Newly minted beverage giant Keurig Dr Pepper (NYSE:DPS) issued its first earnings report following the merger of Dr Pepper Snapple Group and Keurig Green Mountain in July 2018. The business combination created the third-largest beverage company in North America, with projected annual revenue of $11 billion. Let's dig into the third-quarter 2018 filing, released Nov. 7, to get a sense of how the combined operation has initially fared. Note that all comparative numbers in this article are drawn from the company's adjusted pro forma schedules. In other words, prior-year results of Dr Pepper Snapple Group and Keurig Green Mountain have been combined, with certain adjustments, to facilitate an apples-to-apples comparison with current earnings.

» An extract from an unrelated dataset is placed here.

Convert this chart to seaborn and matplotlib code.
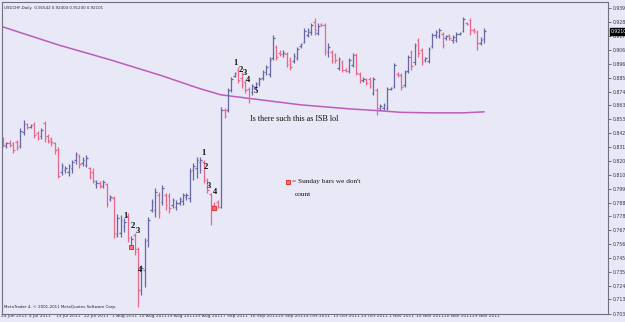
import matplotlib
matplotlib.use("Agg")
import matplotlib.pyplot as plt
import seaborn as sns
import pandas as pd
from matplotlib.transforms import blended_transform_factory, ScaledTranslation

# ---------------- data (USDCHF daily) ----------------
open_ = [0.8381, 0.8327, 0.8350, 0.8350, 0.8358, 0.8327, 0.8435, 0.8496, 0.8473, 0.8496,
         0.8427, 0.8404, 0.8504, 0.8404, 0.8381, 0.8350, 0.8303, 0.8126, 0.8141, 0.8126,
         0.8157, 0.8219, 0.8250, 0.8195, 0.8180, 0.8157, 0.8126, 0.8033, 0.8041, 0.8018,
         0.8033, 0.7918, 0.7925, 0.7647, 0.7655, 0.7709, 0.7786, 0.7555, 0.7640, 0.7532,
         0.7215, 0.7369, 0.7601, 0.7833, 0.7833, 0.7948, 0.7894, 0.7948, 0.7941, 0.7871,
         0.7856, 0.7887, 0.7902, 0.7933, 0.7925, 0.8141, 0.8157, 0.8203, 0.8203, 0.8064,
         0.7956, 0.7871, 0.7894, 0.7856, 0.8605, 0.8605, 0.8759, 0.8867, 0.8913, 0.8852,
         0.8821, 0.8767, 0.8744, 0.8774, 0.8813, 0.8852, 0.8898, 0.8882, 0.9006, 0.9091,
         0.9045, 0.9037, 0.9037, 0.8991, 0.8983, 0.9006, 0.9099, 0.9130, 0.9184, 0.9207,
         0.9284, 0.9199, 0.9268, 0.9261, 0.9052, 0.9052, 0.9029, 0.8929, 0.8975, 0.8913,
         0.8906, 0.8952, 0.9029, 0.8882, 0.8836, 0.8844, 0.8844, 0.8736, 0.8759, 0.8620,
         0.8620, 0.8620, 0.8767, 0.8790, 0.8882, 0.8875, 0.8798, 0.8906, 0.9052, 0.8975,
         0.9145, 0.9068, 0.8991, 0.8983, 0.9099, 0.9184, 0.9176, 0.9191, 0.9160, 0.9184,
         0.9145, 0.9145, 0.9191, 0.9214, 0.9276, 0.9299, 0.9222, 0.9207, 0.9122, 0.91542]
high = [0.8396, 0.8358, 0.8373, 0.8358, 0.8373, 0.8466, 0.8527, 0.8504, 0.8496, 0.8512,
        0.8442, 0.8466, 0.8520, 0.8419, 0.8396, 0.8358, 0.8319, 0.8195, 0.8172, 0.8188,
        0.8219, 0.8280, 0.8265, 0.8242, 0.8257, 0.8165, 0.8157, 0.8064, 0.8056, 0.8064,
        0.8041, 0.7948, 0.7941, 0.7802, 0.7794, 0.7771, 0.7809, 0.7632, 0.7655, 0.7547,
        0.7408, 0.7616, 0.7779, 0.7918, 0.8002, 0.7972, 0.8026, 0.7964, 0.7964, 0.7925,
        0.7910, 0.7933, 0.7964, 0.7964, 0.8157, 0.8195, 0.8242, 0.8242, 0.8219, 0.8080,
        0.7964, 0.7894, 0.7910, 0.8628, 0.8620, 0.8774, 0.8859, 0.8898, 0.8937, 0.8898,
        0.8836, 0.8782, 0.8805, 0.8821, 0.8859, 0.8913, 0.8952, 0.9014, 0.9184, 0.9106,
        0.9068, 0.9068, 0.9052, 0.9014, 0.9045, 0.9091, 0.9122, 0.9238, 0.9238, 0.9276,
        0.9315, 0.9276, 0.9276, 0.9276, 0.9122, 0.9068, 0.9045, 0.9014, 0.8991, 0.8929,
        0.9006, 0.9045, 0.9045, 0.8898, 0.8859, 0.8852, 0.8859, 0.8859, 0.8774, 0.8651,
        0.8659, 0.8782, 0.8782, 0.8967, 0.8898, 0.8890, 0.8913, 0.9029, 0.9068, 0.9122,
        0.9160, 0.9083, 0.9014, 0.9091, 0.9199, 0.9222, 0.9238, 0.9207, 0.9184, 0.9191,
        0.9184, 0.9207, 0.9207, 0.9323, 0.9284, 0.9315, 0.9238, 0.9222, 0.9168, 0.92404]
low = [0.8319, 0.8311, 0.8319, 0.8273, 0.8296, 0.8311, 0.8412, 0.8458, 0.8466, 0.8388,
       0.8373, 0.8381, 0.8358, 0.8350, 0.8327, 0.8265, 0.8080, 0.8103, 0.8118, 0.8095,
       0.8118, 0.8188, 0.8157, 0.8172, 0.8165, 0.8072, 0.8041, 0.8002, 0.8002, 0.8002,
       0.7856, 0.7902, 0.7616, 0.7624, 0.7624, 0.7663, 0.7586, 0.7547, 0.7485, 0.7084,
       0.7176, 0.7238, 0.7547, 0.7817, 0.7779, 0.7771, 0.7871, 0.7833, 0.7809, 0.7848,
       0.7833, 0.7871, 0.7871, 0.7910, 0.7894, 0.8064, 0.8080, 0.8118, 0.8041, 0.7964,
       0.7717, 0.7848, 0.7848, 0.7848, 0.8543, 0.8589, 0.8744, 0.8859, 0.8813, 0.8774,
       0.8736, 0.8659, 0.8720, 0.8759, 0.8790, 0.8836, 0.8875, 0.8859, 0.8991, 0.8991,
       0.9021, 0.9014, 0.8937, 0.8913, 0.8967, 0.8991, 0.9083, 0.9122, 0.9168, 0.9184,
       0.9184, 0.9184, 0.9253, 0.9029, 0.9014, 0.8967, 0.8967, 0.8913, 0.8898, 0.8898,
       0.8890, 0.8937, 0.8875, 0.8813, 0.8821, 0.8798, 0.8774, 0.8720, 0.8566, 0.8605,
       0.8605, 0.8605, 0.8759, 0.8774, 0.8859, 0.8759, 0.8782, 0.8890, 0.8913, 0.8952,
       0.9014, 0.8952, 0.8975, 0.8967, 0.9083, 0.9160, 0.9160, 0.9083, 0.9145, 0.9145,
       0.9122, 0.9130, 0.9184, 0.9207, 0.9261, 0.9184, 0.9199, 0.9068, 0.9106, 0.91230]
close = [0.8334, 0.8350, 0.8334, 0.8296, 0.8319, 0.8442, 0.8496, 0.8473, 0.8489, 0.8412,
         0.8388, 0.8450, 0.8388, 0.8365, 0.8358, 0.8296, 0.8095, 0.8172, 0.8157, 0.8172,
         0.8203, 0.8265, 0.8188, 0.8219, 0.8234, 0.8087, 0.8056, 0.8041, 0.8018, 0.8049,
         0.7879, 0.7933, 0.7655, 0.7771, 0.7755, 0.7740, 0.7616, 0.7609, 0.7508, 0.7215,
         0.7385, 0.7593, 0.7755, 0.7894, 0.7972, 0.7817, 0.8002, 0.7871, 0.7848, 0.7910,
         0.7887, 0.7918, 0.7948, 0.7948, 0.8134, 0.8172, 0.8219, 0.8219, 0.8064, 0.7987,
         0.7871, 0.7848, 0.7856, 0.8605, 0.8558, 0.8759, 0.8844, 0.8890, 0.8836, 0.8798,
         0.8759, 0.8697, 0.8790, 0.8805, 0.8844, 0.8898, 0.8937, 0.8991, 0.9160, 0.9014,
         0.9037, 0.9045, 0.8960, 0.8937, 0.9021, 0.9075, 0.9114, 0.9214, 0.9222, 0.9261,
         0.9222, 0.9253, 0.9261, 0.9068, 0.9091, 0.8991, 0.8991, 0.8998, 0.8913, 0.8906,
         0.8991, 0.9029, 0.8890, 0.8828, 0.8844, 0.8813, 0.8790, 0.8844, 0.8620, 0.8635,
         0.8643, 0.8767, 0.8774, 0.8952, 0.8875, 0.8782, 0.8898, 0.9014, 0.8944, 0.9106,
         0.9045, 0.8975, 0.9006, 0.9075, 0.9184, 0.9207, 0.9222, 0.9106, 0.9176, 0.9160,
         0.9168, 0.9191, 0.9199, 0.9307, 0.9268, 0.9222, 0.9214, 0.9122, 0.9145, 0.92101]

# 200-period moving average, read at a few bars
ma_bar = [0, 16, 31, 46, 57, 63, 72, 86, 100, 109, 115, 124, 133, 139]
ma_val = [0.9245, 0.9106, 0.8991, 0.8867, 0.8767, 0.8720, 0.8690, 0.8643, 0.8612,
          0.8597, 0.8585, 0.8581, 0.8581, 0.8589]

# Sunday bars marked in red
sunday_bar = [37, 61]

x_tick_bars = [0, 8, 16, 24, 32, 40, 48, 56, 64, 72, 80, 88, 96, 104, 112, 120, 128, 136]
x_tick_labels = ["24 Jun 2011", "4 Jul 2011", "13 Jul 2011", "22 Jul 2011", "1 Aug 2011",
                 "10 Aug 2011", "19 Aug 2011", "29 Aug 2011", "7 Sep 2011", "16 Sep 2011",
                 "25 Sep 2011", "4 Oct 2011", "13 Oct 2011", "23 Oct 2011", "1 Nov 2011",
                 "10 Nov 2011", "20 Nov 2011", "29 Nov 2011"]
y_ticks = [0.93920, 0.92830, 0.91750, 0.90670, 0.89620, 0.88540, 0.87460, 0.86380,
           0.85300, 0.84250, 0.83170, 0.82090, 0.81010, 0.79960, 0.78880, 0.77800,
           0.76730, 0.75640, 0.74590, 0.73510, 0.72430, 0.71390, 0.70300]
y_tick_labels = ["0.93920", "0.92830", "0.91750", "0.90670", "0.89620", "0.88540",
                 "0.87460", "0.86380", "0.85300", "0.84250", "0.83170", "0.82090",
                 "0.81010", "0.79960", "0.78880", "0.77800", "0.76730", "0.75640",
                 "0.74590", "0.73510", "0.72430", "0.71390", "0.70300"]

title_text = "USDCHF,Daily  0.91542 0.92404 0.91230 0.92101"
copyright_text = "MetaTrader 4, \u00a9 2001-2011 MetaQuotes Software Corp."
price_box_text = "0.92101"

# annotation numbers: (text, bar, price)
wave_labels = [("1", 35.4, 0.7786), ("2", 37.5, 0.7709), ("3", 38.9, 0.7668), ("4", 39.5, 0.7369),
               ("1", 58.0, 0.8273), ("2", 58.7, 0.8165), ("3", 59.5, 0.8018), ("4", 61.2, 0.7968),
               ("1", 67.2, 0.8967), ("2", 68.8, 0.8910), ("3", 70.0, 0.8888), ("4", 70.7, 0.8834),
               ("5", 73.0, 0.8752)]
note_text = "Is there such this as ISB lol"
legend_text_1 = "= Sunday bars we don't"
legend_text_2 = "count"

# ---------------- drawing ----------------
sns.set_theme(style="white")
plt.rcParams["font.family"] = ["DejaVu Sans"]

BG = "#E8E8F6"
UP = "#6767A8"
DOWN = "#E8678A"

df = pd.DataFrame({"bar": range(len(open_)), "open": open_, "high": high,
                   "low": low, "close": close})
df["color"] = [UP if c >= o else DOWN for o, c in zip(df["open"], df["close"])]

fig = plt.figure(figsize=(6.25, 3.22), dpi=100, facecolor=BG)
ax = fig.add_axes([2 / 625, 8.5 / 322, 606 / 625, 311.5 / 322])
ax.set_facecolor(BG)

ma_df = pd.DataFrame({"bar": ma_bar, "ma": ma_val})
sns.lineplot(data=ma_df, x="bar", y="ma", ax=ax, color="#BC5CBC", linewidth=1.1,
             legend=False, zorder=1)

w = 0.45
ax.vlines(df["bar"], df["low"], df["high"], colors=df["color"], linewidth=0.9, zorder=2)
ax.hlines(df["open"], df["bar"] - w, df["bar"], colors=df["color"], linewidth=0.9, zorder=2)
ax.hlines(df["close"], df["bar"], df["bar"] + w, colors=df["color"], linewidth=0.9, zorder=2)

sun_df = pd.DataFrame({"bar": sunday_bar, "p": [low[b] for b in sunday_bar]})
sns.scatterplot(data=sun_df, x="bar", y="p", ax=ax, marker="s", s=9,
                color="#FF7070", edgecolor="#E82020", linewidth=0.6, zorder=3, legend=False)

ax.set_xlim(-0.3, 174.8)
ax.set_ylim(0.7030, 0.9438)

ax.yaxis.tick_right()
ax.set_yticks(y_ticks)
ax.set_yticklabels(y_tick_labels)
ax.set_xticks(x_tick_bars)
ax.set_xticklabels(x_tick_labels, ha="left")
ax.tick_params(axis="y", labelsize=3.3, length=2.5, width=0.6, color="#555566",
               labelcolor="#333344", pad=1.2, right=True)
ax.tick_params(axis="x", labelsize=3.2, length=0, labelcolor="#333344", pad=0.6)
shift = ScaledTranslation(-2 / 100, 0, fig.dpi_scale_trans)
for lbl in ax.get_xticklabels():
    lbl.set_transform(lbl.get_transform() + shift)
ax.set_xlabel("")
ax.set_ylabel("")
for s in ax.spines.values():
    s.set_color("#707080")
    s.set_linewidth(0.8)

ax.text(0.004, 0.986, title_text, transform=ax.transAxes, fontsize=2.9,
        color="#222233", ha="left", va="top")
ax.text(0.004, 0.014, copyright_text, transform=ax.transAxes, fontsize=2.9,
        color="#222233", ha="left", va="bottom")

tr = blended_transform_factory(ax.transAxes, ax.transData)
ax.text(1.004, close[-1], price_box_text, transform=tr, fontsize=3.3, color="white",
        ha="left", va="center", clip_on=False,
        bbox=dict(boxstyle="square,pad=0.2", fc="black", ec="black"))

serif = ["Liberation Serif", "DejaVu Serif"]
for t, b, p in wave_labels:
    ax.text(b, p, t, family=serif, fontsize=6.2, fontweight="bold", color="#111111",
            ha="center", va="center", zorder=4)

ax.text(71.4, 0.8537, note_text, family=serif, fontsize=5.9, color="#111111",
        ha="left", va="center", zorder=4)

leg_df = pd.DataFrame({"bar": [82.2], "p": [0.8049]})
sns.scatterplot(data=leg_df, x="bar", y="p", ax=ax, marker="s", s=9,
                color="#FF7070", edgecolor="#E82020", linewidth=0.6, zorder=4, legend=False)
ax.text(83.6, 0.8049, legend_text_1, family=serif, fontsize=5.2, color="#111111",
        ha="left", va="center")
ax.text(84.4, 0.7948, legend_text_2, family=serif, fontsize=5.2, color="#111111",
        ha="left", va="center")

fig.savefig("out.png", dpi=100, facecolor=BG)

Keurig Dr Pepper: The raw numbers

Metric Q3 2018 Q3 2017 Growth (YOY)
Revenue $2.86 billion $2.78 billion 2.9%
Net income $301 million $253 million 19%
Diluted EPS $0.21 $0.18 16.7%

Data source: Keurig Dr Pepper. EPS = earnings per share.   

What happened with Keurig Dr Pepper this quarter?

  • The company's revenue growth was propelled by a 3.6% improvement in volume and product mix, which was offset by slightly lower price realization of 0.2%, and 0.5% of negative foreign currency translation.

  • The combined organization operates in four segments: beverage concentrates, packaged beverages, Latin America beverages, and coffee systems.

  • In packaged beverages, Keurig Dr Pepper's largest business, year-over-year revenue increased 4.9% to $1.3 billion. The advance was due to higher owned and contracted manufacturing volume for the Canada Dry, BODYARMOR, Core, and Bai brands. Segment operating income dipped by 16% to $164 million, which the company attributed to input cost and logistics inflation not yet covered by pricing increases, as well as investments in new sales, delivery, and merchandising personnel.

  • The concentrates business expanded revenue by 3.1% to $331 million, primarily on the strength of price increases in the Dr Pepper and A&W labels, partially offset by the Sunkist brand. Operating income of $204 million was flat against the prior-year period.

  • The Latin America beverage business notched a modest 2.3% advance in revenue versus the third quarter of 2017, to $136 million. Higher pricing of nearly nine percentage points was offset by negative foreign currency translation of 5.8% and lower volume and mix of 0.6%. Operating income soared 145% due to a favorable comparison with the prior-year quarter, in which the division took a writedown of prepaid resin inventory.

  • In Keurig Dr Pepper's second-largest segment, coffee systems, revenue grew 0.4% year over year to $1.05 billion, as higher volume and mix of 2.5% was almost completely negated by lower price realization, including a strategic pricing investment in Keurig coffee pods. Operating income jumped 22% as productivity improvements and the timing of marketing spending offset inflationary pressures.

  • Total company adjusted operating income increased 14.3% to $697 million against the comparable quarter. 

  • During the last three months, the company entered into an agreement to purchase bottled water manufacturer Core Nutrition LLC for $525 million. Keurig Dr Pepper also acquired one of its customers during the period, regional soft drink brand Big Red. 

Keurig Dr Pepper logo on white background.

Image source: Keurig Dr Pepper  

Management's perspective

In the company's earnings press release, CEO Bob Gamgort praised Keurig Dr Pepper's healthy initial results and alluded to one of the organization's longer-term drags on earnings -- its heavy debt load: 

We're off to a great start as a combined company. Our new organization is working well and delivered a strong quarter, with both top- and bottom-line growth and market share strength across our major categories. We also repaid approximately $550 million of debt since the merger close. We remain confident in our outlook for 2018 and the long-term value creation framework we shared at the time of the announcement of the merger.

Keurig Dr Pepper has roughly $16 billion of borrowings on its books, which obligates the company for significant debt service: Interest expense in the third quarter of $178 million equaled nearly one-third of the operating income the company generated during the period. Management intends to bring the organization's debt-to-EBITDA ratio, which I calculate at roughly six times (i.e. debt is six times annual EBITDA), down to a more manageable leverage ratio of three times within a time frame of two to three years. 

Looking forward

In its third-quarter release, Keurig Dr Pepper maintained the initial full-year adjusted diluted earnings per share (EPS) target it shared with investors premerger of $1.02 to $1.07. In addition, management believes the organization will realize more than $600 million in merger synergies between 2019 and 2021, at a rate of roughly $200 million per year. Achieving these cost savings and reducing interest expense should provide significant near-term earnings leverage for the company if it can maintain its moderately improving top line going forward.